Monday, April 20, 2015
Film Atlas (Kuwait): The Cruel Sea
Title: The Cruel Sea / Bas ya Bahar (1972)
For the men and women who eke out a living on the coast of Kuwait, the sea is both friend and enemy, generous giver and ruthless taker, and at various times a meal ticket, a home and a grave. Moussaed, your typical handsome-but-poor young man is in love with Nora, your garden variety beautiful-rich-out-of-reach woman, who reciprocates his feeling despite her father’s objections. Moussaed is more successful at vetoing his dad, determining to make his fortunes as a pearl diver even though his father’s arm was paralyzed by a shark pursuing the same career.
Once underway on a four month tour of duty, Moussaed partners with Badr, his only friend on the conspicuously solidarity-starved ship, and the two are reasonably successful at first. However, it soon becomes clear that they are playing a dangerous lottery rigged against them by both man and nature. The prolonged time spent submerged and the constant pressure changes saddle Moussaed with an excruciating earache while other illnesses plague the crew. Forced to push on anyway, his arm is caught in an underwater cleft and, after a terrifying struggle, he dies.
Late that night Badr cuts open the clams from his ex-buddy’s basket and discovers several shimmering pearls. The ship returns from the season late. In the meantime Nora has been married against her will to a wealthy merchant. Badr gives the pearls to Moussaed’s parents, but, overcome by grief, his mother throws them back to the cruel sea.
The Cruel Sea was the first feature film from Kuwait and major landmark in Arabic cinema. The production is technically rather rough, marred by injudicious zoom shots and ambitious but frequently confusing editing and lighting that confuse several scenes, but the sweaty, sickly claustrophobia of the diving boat and the misleading serenity of the underwater photography elevate the film’s latter half. Similarly, the narrative begins rather conventionally with a pair of thwarted lovers who’ve got very little spark and at one point loses momentum during Nora’s extended wedding scene, but the story has a timeless wisdom and sadness, not to mention a great deal of thematic interest, that build towards the final acts.

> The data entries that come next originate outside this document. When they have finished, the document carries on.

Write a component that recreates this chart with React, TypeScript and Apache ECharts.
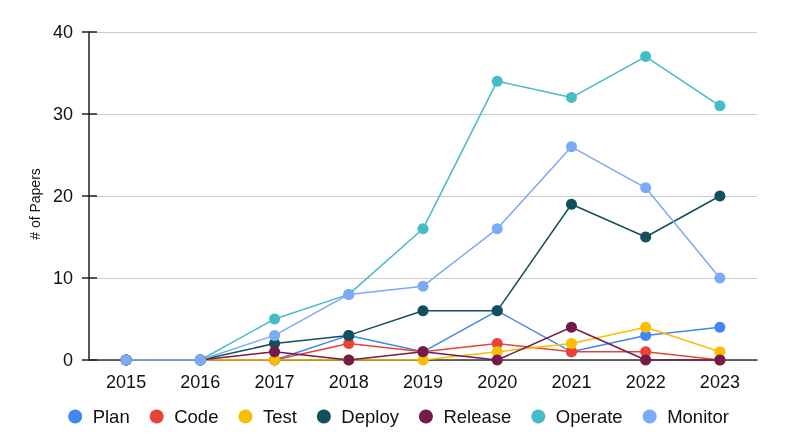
import React, { useEffect, useRef } from "react";
import * as echarts from "echarts";

const years = ["2015", "2016", "2017", "2018", "2019", "2020", "2021", "2022", "2023"];
const seriesNames = ["Plan", "Code", "Test", "Deploy", "Release", "Operate", "Monitor"];
const colors = ["#4285F4", "#EA4335", "#FBBC04", "#134F5C", "#741B47", "#46BDC6", "#7BAAF7"];
const plan = [0, 0, 0, 3, 1, 6, 1, 3, 4];
const code = [0, 0, 0, 2, 1, 2, 1, 1, 0];
const test = [0, 0, 0, 0, 0, 1, 2, 4, 1];
const deploy = [0, 0, 2, 3, 6, 6, 19, 15, 20];
const release = [0, 0, 1, 0, 1, 0, 4, 0, 0];
const operate = [0, 0, 5, 8, 16, 34, 32, 37, 31];
const monitor = [0, 0, 3, 8, 9, 16, 26, 21, 10];
const allData = [plan, code, test, deploy, release, operate, monitor];

export default function App() {
  const ref = useRef<HTMLDivElement>(null);
  useEffect(() => {
    if (!ref.current) return;
    const chart = echarts.init(ref.current, undefined, { renderer: "svg" });
    const font = "Arial, 'Liberation Sans', sans-serif";
    chart.setOption({
      animation: false,
      color: colors,
      textStyle: { fontFamily: font },
      grid: { left: 89, right: 40, top: 32, bottom: 85, containLabel: false },
      legend: {
        data: seriesNames,
        top: 402,
        left: "center",
        icon: "circle",
        itemWidth: 25,
        itemHeight: 14,
        itemGap: 20,
        textStyle: { fontSize: 18.5, color: "#111", fontFamily: font },
      },
      xAxis: {
        type: "category",
        data: years,
        boundaryGap: true,
        axisLine: { onZero: false, lineStyle: { color: "#333", width: 1.5 } },
        axisTick: { show: false },
        axisLabel: { fontSize: 18, color: "#111", margin: 13, fontFamily: font },
      },
      yAxis: [
        {
          type: "value",
          position: "left",
          min: 0,
          max: 40,
          interval: 10,
          name: "# of Papers",
          nameLocation: "middle",
          nameGap: 44,
          nameTextStyle: { fontSize: 14, color: "#111", padding: [0, 16, 0, 0], fontFamily: font },
          axisLine: { show: true, onZero: false, lineStyle: { color: "#222", width: 1.5 } },
          axisTick: { show: true, length: 7, lineStyle: { color: "#222", width: 1.5 } },
          axisLabel: { fontSize: 18, color: "#111", margin: 16, fontFamily: font },
          splitLine: { show: true, lineStyle: { color: "#cccccc", width: 1 } },
        },
        {
          type: "value",
          position: "left",
          min: 0,
          max: 40,
          interval: 10,
          axisLine: { show: false, onZero: false },
          axisTick: { show: true, inside: true, length: 8, lineStyle: { color: "#222", width: 1.5 } },
          axisLabel: { show: false },
          splitLine: { show: false },
        },
      ],
      series: seriesNames.map((name, i) => ({
        name,
        type: "line",
        data: allData[i],
        yAxisIndex: 0,
        symbol: "circle",
        symbolSize: 11,
        showSymbol: true,
        lineStyle: { width: 1.5, color: colors[i] },
        itemStyle: { color: colors[i] },
      })),
    });
    return () => chart.dispose();
  }, []);
  return (
    <div
      ref={ref}
      style={{ position: "fixed", left: 0, top: 0, width: 797, height: 445 }}
    />
  );
}
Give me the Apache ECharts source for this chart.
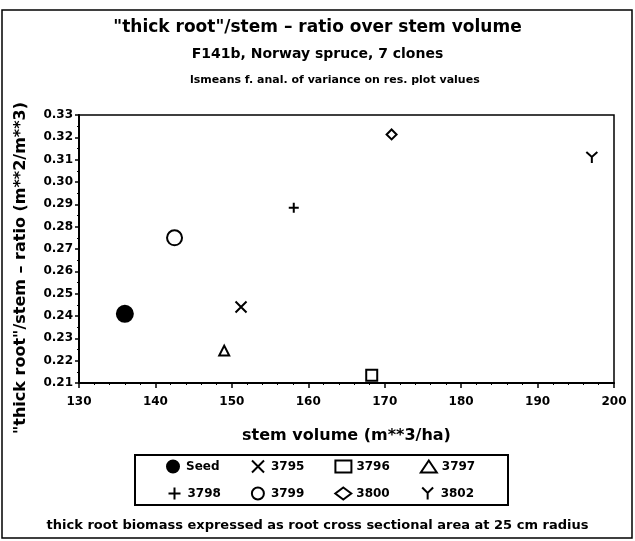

Family, tradition, masculinity and life at sea, while shown as essential to community life and as cornerstones of their value system, are undermined by self-interest, parochialism and unjustifiable risk. Even dreams, the thing that movies are made of, are revealed as siren songs. In an extended flashback Moussaed’s father pursues a phantom pearl to his own disaster, and later fails to avert his son, who refuses to obey him, from an even worse fate. Conversely, Nora’s father should have been disobeyed, but can’t be, and result is also tragedy. This false choice, where respecting parental authority versus paving one’s own way both lead to misfortune, echoes the movie’s more explicit theme of an ocean on which lives both depend and end.